* [Your goal] Below is a listing to transcribe in full and exactly; keep the pictures out.

-*-

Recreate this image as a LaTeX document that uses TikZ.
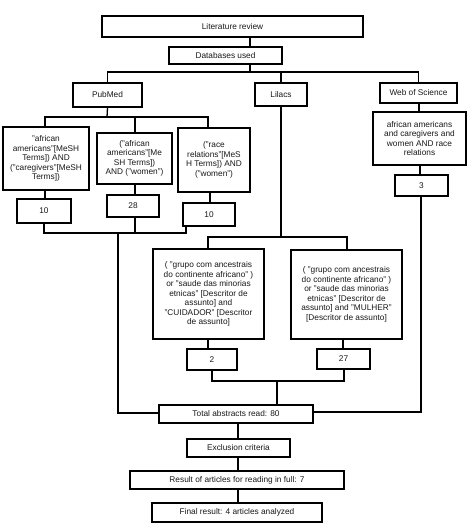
\documentclass[tikz,border=0pt]{standalone}
\usepackage{fontspec}
\setmainfont{Liberation Sans}
\begin{document}
\begin{tikzpicture}[x=1pt,y=-1pt,
  box/.style={draw=black,line width=1.8pt,fill=white,inner sep=0pt,align=center,
    font=\fontsize{8.3}{9.5}\selectfont,text=black!90},
  conn/.style={draw=black,line width=1.3pt}]
\useasboundingbox (0,0) rectangle (473,525);
% top
\node[box,minimum width=261pt,minimum height=21pt] (lit) at (232.5,26.5) {Literature review};
\node[box,minimum width=113pt,minimum height=17pt] (db) at (225.5,55.5) {Databases used};
\node[box,minimum width=69pt,minimum height=24pt] (pub) at (107.5,95) {PubMed};
\node[box,minimum width=52pt,minimum height=23pt] (lil) at (281,94.5) {Lilacs};
\node[box,minimum width=77pt,minimum height=20pt] (wos) at (418.5,93) {Web of Science};
% PubMed queries
\node[box,minimum width=86pt,minimum height=63pt] (q1) at (46,158.5) {"african\\americans"[MeSH\\Terms]) AND\\("caregivers"[MeSH\\Terms])};
\node[box,minimum width=75pt,minimum height=51pt] (q2) at (134.5,158.5) {("african\\americans"[Me\\SH Terms])\\AND ("women")};
\node[box,minimum width=72pt,minimum height=64pt] (q3) at (214,160) {("race\\relations"[MeS\\H Terms]) AND\\("women")};
\node[box,minimum width=54pt,minimum height=24pt] (n1) at (44,211) {10};
\node[box,minimum width=52pt,minimum height=22pt] (n2) at (133,206) {28};
\node[box,minimum width=52pt,minimum height=23pt] (n3) at (209,214.5) {10};
% WoS
\node[box,minimum width=93pt,minimum height=53pt] (wq) at (419.5,138.5) {african americans\\and caregivers and\\women AND race\\relations};
\node[box,minimum width=53pt,minimum height=21pt] (wn) at (421.5,185.5) {3};
% Lilacs
\node[box,minimum width=111pt,minimum height=90pt] (l1) at (208.5,294) {( "grupo com ancestrais\\do continente africano" )\\or "saude das minorias\\etnicas" {[}Descritor de\\assunto{]} and\\"CUIDADOR" {[}Descritor\\de assunto{]}};
\node[box,minimum width=111pt,minimum height=89pt] (l2) at (346.5,294.5) {( "grupo com ancestrais\\do continente africano" )\\or "saude das minorias\\etnicas" {[}Descritor de\\assunto{]} and "MULHER"\\{[}Descritor de assunto{]}};
\node[box,minimum width=50pt,minimum height=21pt] (ln1) at (212,359.5) {2};
\node[box,minimum width=53pt,minimum height=20pt] (ln2) at (343.5,359) {27};
% bottom
\node[box,minimum width=154pt,minimum height=18pt] (tot) at (236,414) {Total abstracts read: 80};
\node[box,minimum width=103pt,minimum height=18pt] (exc) at (238.5,448) {Exclusion criteria};
\node[box,minimum width=214pt,minimum height=18pt] (res) at (237,480) {Result of articles for reading in full: 7};
\node[box,minimum width=170pt,minimum height=19pt] (fin) at (237,512.5) {Final result: 4 articles analyzed};
% bus coordinates
\coordinate (b0) at (250,72);
\coordinate (b1) at (107,117);
\coordinate (b2) at (118,233);
\coordinate (b3) at (281,237);
\coordinate (b4) at (277,381);
\coordinate (b5) at (0,413);
\coordinate (b6) at (238,0);
% connectors
\draw[conn] (lit.south -| b0) -- (db.north -| b0);
\draw[conn] (db.south -| b0) -- (b0);
\draw[conn] (pub.north) -- (pub.north |- b0) -- (wos.north |- b0) -- (wos.north);
\draw[conn] (lil.north) -- (lil.north |- b0);
% PubMed
\draw[conn] (pub.south) -- (b1);
\draw[conn] (q1.north -| 45,0) -- (45,117) -- (208,117) -- (q3.north -| 208,0);
\draw[conn] (q2.north -| 135,0) -- (135,117);
\draw[conn] (q1.south -| 45,0) -- (n1.north -| 45,0);
\draw[conn] (q2.south -| 135,0) -- (n2.north -| 135,0);
\draw[conn] (q3.south -| 210,0) -- (n3.north -| 210,0);
\draw[conn] (n1.south -| 44,0) -- (44,233) -- (186,233) -- (n3.south -| 186,0);
\draw[conn] (n2.south -| 135,0) -- (135,233);
\draw[conn] (b2) -- (118,413) -- (tot.west |- b5);
% Lilacs
\draw[conn] (lil.south) -- (b3);
\draw[conn] (l1.north -| 208,0) -- (208,237) -- (347,237) -- (l2.north -| 347,0);
\draw[conn] (l1.south -| 208,0) -- (ln1.north -| 208,0);
\draw[conn] (l2.south -| 343,0) -- (ln2.north -| 343,0);
\draw[conn] (ln1.south -| 212,0) -- (212,381) -- (344,381) -- (ln2.south -| 344,0);
\draw[conn] (b4) -- (tot.north -| b4);
% WoS
\draw[conn] (wos.south -| 419,0) -- (wq.north -| 419,0);
\draw[conn] (wq.south -| 420,0) -- (wn.north -| 420,0);
\draw[conn] (wn.south -| 421,0) -- (421,412) -- (tot.east |- 0,412);
% bottom chain
\draw[conn] (tot.south -| b6) -- (exc.north -| b6);
\draw[conn] (exc.south -| b6) -- (res.north -| b6);
\draw[conn] (res.south -| b6) -- (fin.north -| b6);
\end{tikzpicture}
\end{document}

-*-

* [Task answer]
Recreate this image as a LaTeX document that uses TikZ.
\documentclass[tikz,border=0pt]{standalone}
\usepackage{fontspec}
\setmainfont{Liberation Sans}
\begin{document}
\begin{tikzpicture}[x=1pt,y=-1pt,
  box/.style={draw=black,line width=1.8pt,fill=white,inner sep=0pt,align=center,
    font=\fontsize{8.3}{9.5}\selectfont,text=black!90},
  conn/.style={draw=black,line width=1.3pt}]
\useasboundingbox (0,0) rectangle (473,525);
% top
\node[box,minimum width=261pt,minimum height=21pt] (lit) at (232.5,26.5) {Literature review};
\node[box,minimum width=113pt,minimum height=17pt] (db) at (225.5,55.5) {Databases used};
\node[box,minimum width=69pt,minimum height=24pt] (pub) at (107.5,95) {PubMed};
\node[box,minimum width=52pt,minimum height=23pt] (lil) at (281,94.5) {Lilacs};
\node[box,minimum width=77pt,minimum height=20pt] (wos) at (418.5,93) {Web of Science};
% PubMed queries
\node[box,minimum width=86pt,minimum height=63pt] (q1) at (46,158.5) {"african\\americans"[MeSH\\Terms]) AND\\("caregivers"[MeSH\\Terms])};
\node[box,minimum width=75pt,minimum height=51pt] (q2) at (134.5,158.5) {("african\\americans"[Me\\SH Terms])\\AND ("women")};
\node[box,minimum width=72pt,minimum height=64pt] (q3) at (214,160) {("race\\relations"[MeS\\H Terms]) AND\\("women")};
\node[box,minimum width=54pt,minimum height=24pt] (n1) at (44,211) {10};
\node[box,minimum width=52pt,minimum height=22pt] (n2) at (133,206) {28};
\node[box,minimum width=52pt,minimum height=23pt] (n3) at (209,214.5) {10};
% WoS
\node[box,minimum width=93pt,minimum height=53pt] (wq) at (419.5,138.5) {african americans\\and caregivers and\\women AND race\\relations};
\node[box,minimum width=53pt,minimum height=21pt] (wn) at (421.5,185.5) {3};
% Lilacs
\node[box,minimum width=111pt,minimum height=90pt] (l1) at (208.5,294) {( "grupo com ancestrais\\do continente africano" )\\or "saude das minorias\\etnicas" {[}Descritor de\\assunto{]} and\\"CUIDADOR" {[}Descritor\\de assunto{]}};
\node[box,minimum width=111pt,minimum height=89pt] (l2) at (346.5,294.5) {( "grupo com ancestrais\\do continente africano" )\\or "saude das minorias\\etnicas" {[}Descritor de\\assunto{]} and "MULHER"\\{[}Descritor de assunto{]}};
\node[box,minimum width=50pt,minimum height=21pt] (ln1) at (212,359.5) {2};
\node[box,minimum width=53pt,minimum height=20pt] (ln2) at (343.5,359) {27};
% bottom
\node[box,minimum width=154pt,minimum height=18pt] (tot) at (236,414) {Total abstracts read: 80};
\node[box,minimum width=103pt,minimum height=18pt] (exc) at (238.5,448) {Exclusion criteria};
\node[box,minimum width=214pt,minimum height=18pt] (res) at (237,480) {Result of articles for reading in full: 7};
\node[box,minimum width=170pt,minimum height=19pt] (fin) at (237,512.5) {Final result: 4 articles analyzed};
% bus coordinates
\coordinate (b0) at (250,72);
\coordinate (b1) at (107,117);
\coordinate (b2) at (118,233);
\coordinate (b3) at (281,237);
\coordinate (b4) at (277,381);
\coordinate (b5) at (0,413);
\coordinate (b6) at (238,0);
% connectors
\draw[conn] (lit.south -| b0) -- (db.north -| b0);
\draw[conn] (db.south -| b0) -- (b0);
\draw[conn] (pub.north) -- (pub.north |- b0) -- (wos.north |- b0) -- (wos.north);
\draw[conn] (lil.north) -- (lil.north |- b0);
% PubMed
\draw[conn] (pub.south) -- (b1);
\draw[conn] (q1.north -| 45,0) -- (45,117) -- (208,117) -- (q3.north -| 208,0);
\draw[conn] (q2.north -| 135,0) -- (135,117);
\draw[conn] (q1.south -| 45,0) -- (n1.north -| 45,0);
\draw[conn] (q2.south -| 135,0) -- (n2.north -| 135,0);
\draw[conn] (q3.south -| 210,0) -- (n3.north -| 210,0);
\draw[conn] (n1.south -| 44,0) -- (44,233) -- (186,233) -- (n3.south -| 186,0);
\draw[conn] (n2.south -| 135,0) -- (135,233);
\draw[conn] (b2) -- (118,413) -- (tot.west |- b5);
% Lilacs
\draw[conn] (lil.south) -- (b3);
\draw[conn] (l1.north -| 208,0) -- (208,237) -- (347,237) -- (l2.north -| 347,0);
\draw[conn] (l1.south -| 208,0) -- (ln1.north -| 208,0);
\draw[conn] (l2.south -| 343,0) -- (ln2.north -| 343,0);
\draw[conn] (ln1.south -| 212,0) -- (212,381) -- (344,381) -- (ln2.south -| 344,0);
\draw[conn] (b4) -- (tot.north -| b4);
% WoS
\draw[conn] (wos.south -| 419,0) -- (wq.north -| 419,0);
\draw[conn] (wq.south -| 420,0) -- (wn.north -| 420,0);
\draw[conn] (wn.south -| 421,0) -- (421,412) -- (tot.east |- 0,412);
% bottom chain
\draw[conn] (tot.south -| b6) -- (exc.north -| b6);
\draw[conn] (exc.south -| b6) -- (res.north -| b6);
\draw[conn] (res.south -| b6) -- (fin.north -| b6);
\end{tikzpicture}
\end{document}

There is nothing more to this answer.